• **To be done**: Check each line of the records below for the string "that", then state how many lines contain it, with no other output.

• **Records to process**:
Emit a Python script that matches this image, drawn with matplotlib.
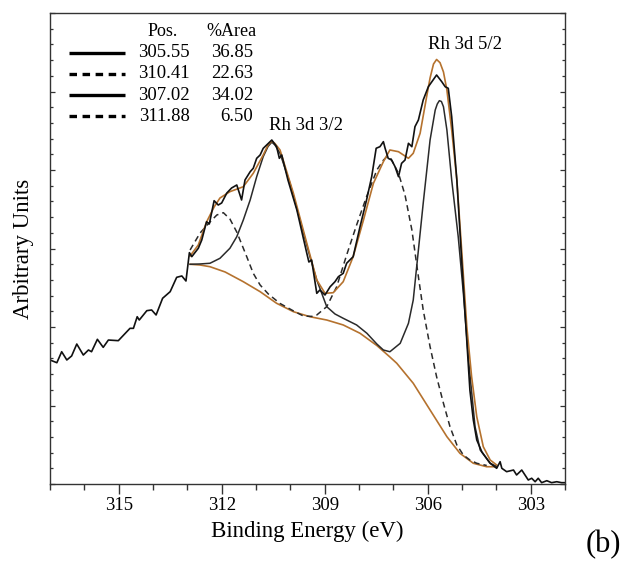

---

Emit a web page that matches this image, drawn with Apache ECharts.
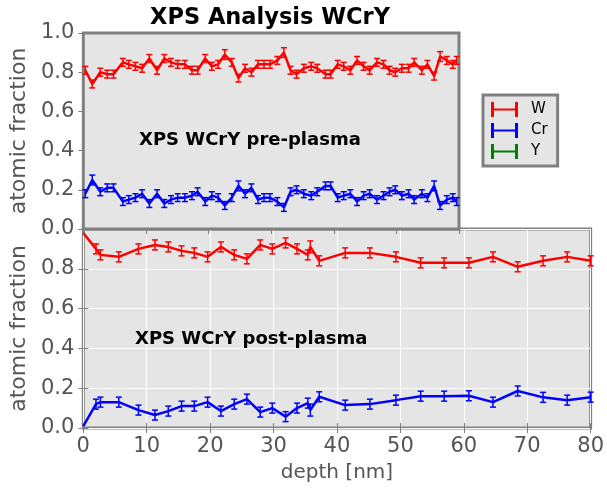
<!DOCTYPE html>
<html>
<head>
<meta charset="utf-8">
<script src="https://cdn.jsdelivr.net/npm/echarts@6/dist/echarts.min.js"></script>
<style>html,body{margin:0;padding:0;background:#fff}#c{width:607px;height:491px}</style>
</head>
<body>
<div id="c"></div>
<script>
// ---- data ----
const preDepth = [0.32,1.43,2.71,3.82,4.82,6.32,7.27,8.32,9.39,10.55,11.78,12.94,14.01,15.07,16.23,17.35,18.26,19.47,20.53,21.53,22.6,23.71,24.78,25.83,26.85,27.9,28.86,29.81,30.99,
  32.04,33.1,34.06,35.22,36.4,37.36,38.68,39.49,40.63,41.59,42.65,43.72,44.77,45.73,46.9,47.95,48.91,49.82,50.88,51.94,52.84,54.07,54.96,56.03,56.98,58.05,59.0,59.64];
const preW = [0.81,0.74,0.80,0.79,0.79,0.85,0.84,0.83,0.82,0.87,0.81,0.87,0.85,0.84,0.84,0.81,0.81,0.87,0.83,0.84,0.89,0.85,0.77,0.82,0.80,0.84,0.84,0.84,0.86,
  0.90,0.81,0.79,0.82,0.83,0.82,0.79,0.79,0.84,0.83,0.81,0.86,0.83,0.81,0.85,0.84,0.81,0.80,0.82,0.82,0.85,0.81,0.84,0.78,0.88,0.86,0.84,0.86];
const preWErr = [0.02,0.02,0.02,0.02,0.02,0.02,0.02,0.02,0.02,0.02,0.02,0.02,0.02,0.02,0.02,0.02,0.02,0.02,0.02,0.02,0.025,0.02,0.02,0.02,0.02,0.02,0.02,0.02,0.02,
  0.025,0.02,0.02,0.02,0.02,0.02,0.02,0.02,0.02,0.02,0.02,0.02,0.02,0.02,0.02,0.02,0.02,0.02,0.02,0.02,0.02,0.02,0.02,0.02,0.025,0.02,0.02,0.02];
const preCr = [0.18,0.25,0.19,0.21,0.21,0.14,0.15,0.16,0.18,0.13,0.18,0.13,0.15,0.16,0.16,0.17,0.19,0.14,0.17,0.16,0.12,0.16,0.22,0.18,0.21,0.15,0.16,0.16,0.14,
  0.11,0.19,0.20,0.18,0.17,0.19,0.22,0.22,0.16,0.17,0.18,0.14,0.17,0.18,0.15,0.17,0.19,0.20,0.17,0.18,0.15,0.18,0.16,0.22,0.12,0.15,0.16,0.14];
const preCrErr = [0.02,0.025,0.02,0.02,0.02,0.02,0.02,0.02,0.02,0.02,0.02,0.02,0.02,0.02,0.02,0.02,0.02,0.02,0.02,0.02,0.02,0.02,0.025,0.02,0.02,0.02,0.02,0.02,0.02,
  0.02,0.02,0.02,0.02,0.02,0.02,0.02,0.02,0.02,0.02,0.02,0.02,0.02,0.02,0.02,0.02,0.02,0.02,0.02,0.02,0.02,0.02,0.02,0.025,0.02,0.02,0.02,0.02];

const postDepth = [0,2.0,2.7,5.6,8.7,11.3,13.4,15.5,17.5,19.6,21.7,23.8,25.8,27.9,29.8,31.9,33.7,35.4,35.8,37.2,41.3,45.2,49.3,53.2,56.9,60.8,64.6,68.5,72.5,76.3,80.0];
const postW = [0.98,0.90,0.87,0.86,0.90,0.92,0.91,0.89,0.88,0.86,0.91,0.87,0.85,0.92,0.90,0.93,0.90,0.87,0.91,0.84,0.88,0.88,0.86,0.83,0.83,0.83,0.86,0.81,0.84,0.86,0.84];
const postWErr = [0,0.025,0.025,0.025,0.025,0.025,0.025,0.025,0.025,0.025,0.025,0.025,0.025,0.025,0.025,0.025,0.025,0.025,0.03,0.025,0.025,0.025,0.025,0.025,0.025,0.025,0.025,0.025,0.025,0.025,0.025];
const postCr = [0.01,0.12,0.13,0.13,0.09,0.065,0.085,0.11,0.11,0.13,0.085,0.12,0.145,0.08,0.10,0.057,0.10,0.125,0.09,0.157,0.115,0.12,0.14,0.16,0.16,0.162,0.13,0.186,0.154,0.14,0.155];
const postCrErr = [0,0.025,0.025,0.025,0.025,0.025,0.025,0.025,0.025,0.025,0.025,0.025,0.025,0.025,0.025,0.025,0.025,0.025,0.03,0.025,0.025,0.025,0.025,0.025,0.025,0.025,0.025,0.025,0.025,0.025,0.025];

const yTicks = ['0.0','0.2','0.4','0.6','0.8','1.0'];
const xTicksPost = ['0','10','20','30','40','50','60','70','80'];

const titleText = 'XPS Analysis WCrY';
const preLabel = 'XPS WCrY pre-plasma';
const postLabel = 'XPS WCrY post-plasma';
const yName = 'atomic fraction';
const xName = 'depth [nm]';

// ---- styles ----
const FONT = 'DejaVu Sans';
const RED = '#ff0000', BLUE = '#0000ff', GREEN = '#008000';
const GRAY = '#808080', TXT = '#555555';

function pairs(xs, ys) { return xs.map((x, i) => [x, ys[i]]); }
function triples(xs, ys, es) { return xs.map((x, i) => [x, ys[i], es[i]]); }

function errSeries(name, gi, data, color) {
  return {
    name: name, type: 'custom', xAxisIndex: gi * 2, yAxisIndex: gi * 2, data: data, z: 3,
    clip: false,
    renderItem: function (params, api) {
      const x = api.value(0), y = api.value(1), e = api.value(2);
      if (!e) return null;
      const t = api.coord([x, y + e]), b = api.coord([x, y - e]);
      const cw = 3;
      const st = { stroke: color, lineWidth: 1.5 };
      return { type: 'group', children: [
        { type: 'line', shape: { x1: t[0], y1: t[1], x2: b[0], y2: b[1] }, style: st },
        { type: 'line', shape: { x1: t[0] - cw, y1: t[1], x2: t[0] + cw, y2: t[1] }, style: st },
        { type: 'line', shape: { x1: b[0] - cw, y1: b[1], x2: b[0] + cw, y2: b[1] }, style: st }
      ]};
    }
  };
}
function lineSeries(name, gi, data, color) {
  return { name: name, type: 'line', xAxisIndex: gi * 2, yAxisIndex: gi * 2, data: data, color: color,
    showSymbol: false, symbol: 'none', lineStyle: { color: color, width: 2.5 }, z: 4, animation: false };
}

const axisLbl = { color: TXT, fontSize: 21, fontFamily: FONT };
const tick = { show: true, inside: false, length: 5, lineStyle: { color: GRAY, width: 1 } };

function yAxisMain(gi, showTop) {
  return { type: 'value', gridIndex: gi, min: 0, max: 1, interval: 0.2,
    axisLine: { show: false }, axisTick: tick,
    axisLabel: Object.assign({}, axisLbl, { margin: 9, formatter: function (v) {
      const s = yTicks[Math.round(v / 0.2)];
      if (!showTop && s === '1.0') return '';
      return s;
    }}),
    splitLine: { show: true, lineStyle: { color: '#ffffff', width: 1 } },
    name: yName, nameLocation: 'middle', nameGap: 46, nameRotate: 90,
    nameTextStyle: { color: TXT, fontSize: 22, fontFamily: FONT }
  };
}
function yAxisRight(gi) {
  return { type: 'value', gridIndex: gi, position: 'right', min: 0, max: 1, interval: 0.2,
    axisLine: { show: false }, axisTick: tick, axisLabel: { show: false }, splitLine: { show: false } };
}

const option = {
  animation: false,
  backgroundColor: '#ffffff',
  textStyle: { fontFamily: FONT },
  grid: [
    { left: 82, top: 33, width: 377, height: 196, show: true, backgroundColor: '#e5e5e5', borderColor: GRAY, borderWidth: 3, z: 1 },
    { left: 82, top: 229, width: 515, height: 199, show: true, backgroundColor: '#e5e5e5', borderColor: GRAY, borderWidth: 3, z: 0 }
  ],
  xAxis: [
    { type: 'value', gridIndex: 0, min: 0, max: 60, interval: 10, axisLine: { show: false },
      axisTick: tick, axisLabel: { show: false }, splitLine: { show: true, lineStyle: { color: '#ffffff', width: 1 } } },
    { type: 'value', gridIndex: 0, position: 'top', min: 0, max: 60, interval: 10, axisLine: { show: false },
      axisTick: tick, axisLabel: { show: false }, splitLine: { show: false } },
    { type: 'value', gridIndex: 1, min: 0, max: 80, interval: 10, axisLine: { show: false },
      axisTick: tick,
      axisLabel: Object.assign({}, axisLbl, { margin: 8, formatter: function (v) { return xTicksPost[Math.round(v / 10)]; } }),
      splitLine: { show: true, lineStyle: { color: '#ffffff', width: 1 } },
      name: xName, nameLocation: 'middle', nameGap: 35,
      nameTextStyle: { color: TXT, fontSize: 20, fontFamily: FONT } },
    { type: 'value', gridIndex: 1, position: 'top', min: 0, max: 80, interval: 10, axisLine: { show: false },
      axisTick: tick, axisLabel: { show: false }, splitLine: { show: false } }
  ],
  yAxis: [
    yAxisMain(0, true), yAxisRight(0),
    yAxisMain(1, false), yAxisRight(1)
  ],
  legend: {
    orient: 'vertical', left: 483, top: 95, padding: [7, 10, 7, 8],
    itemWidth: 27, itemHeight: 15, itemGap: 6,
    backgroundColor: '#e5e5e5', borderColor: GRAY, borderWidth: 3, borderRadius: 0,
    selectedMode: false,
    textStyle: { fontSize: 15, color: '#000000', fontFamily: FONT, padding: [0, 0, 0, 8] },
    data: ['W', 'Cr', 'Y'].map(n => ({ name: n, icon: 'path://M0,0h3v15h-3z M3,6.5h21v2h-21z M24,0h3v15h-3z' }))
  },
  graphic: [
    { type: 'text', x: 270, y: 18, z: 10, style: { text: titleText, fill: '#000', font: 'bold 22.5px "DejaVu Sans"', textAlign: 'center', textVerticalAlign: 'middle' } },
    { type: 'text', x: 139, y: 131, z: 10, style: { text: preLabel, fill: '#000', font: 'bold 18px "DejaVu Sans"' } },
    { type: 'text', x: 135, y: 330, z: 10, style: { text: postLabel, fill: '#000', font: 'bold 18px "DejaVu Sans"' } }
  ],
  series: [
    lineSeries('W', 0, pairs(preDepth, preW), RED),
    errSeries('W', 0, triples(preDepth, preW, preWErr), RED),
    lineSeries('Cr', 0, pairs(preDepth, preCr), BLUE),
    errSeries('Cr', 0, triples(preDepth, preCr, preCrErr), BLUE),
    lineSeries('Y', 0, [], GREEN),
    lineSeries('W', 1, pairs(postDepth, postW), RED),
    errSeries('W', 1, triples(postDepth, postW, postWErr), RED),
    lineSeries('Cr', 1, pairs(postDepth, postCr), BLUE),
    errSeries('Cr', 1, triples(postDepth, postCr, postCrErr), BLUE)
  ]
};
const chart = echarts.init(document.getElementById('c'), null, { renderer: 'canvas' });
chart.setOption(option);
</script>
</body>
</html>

• **Finished answer**: 2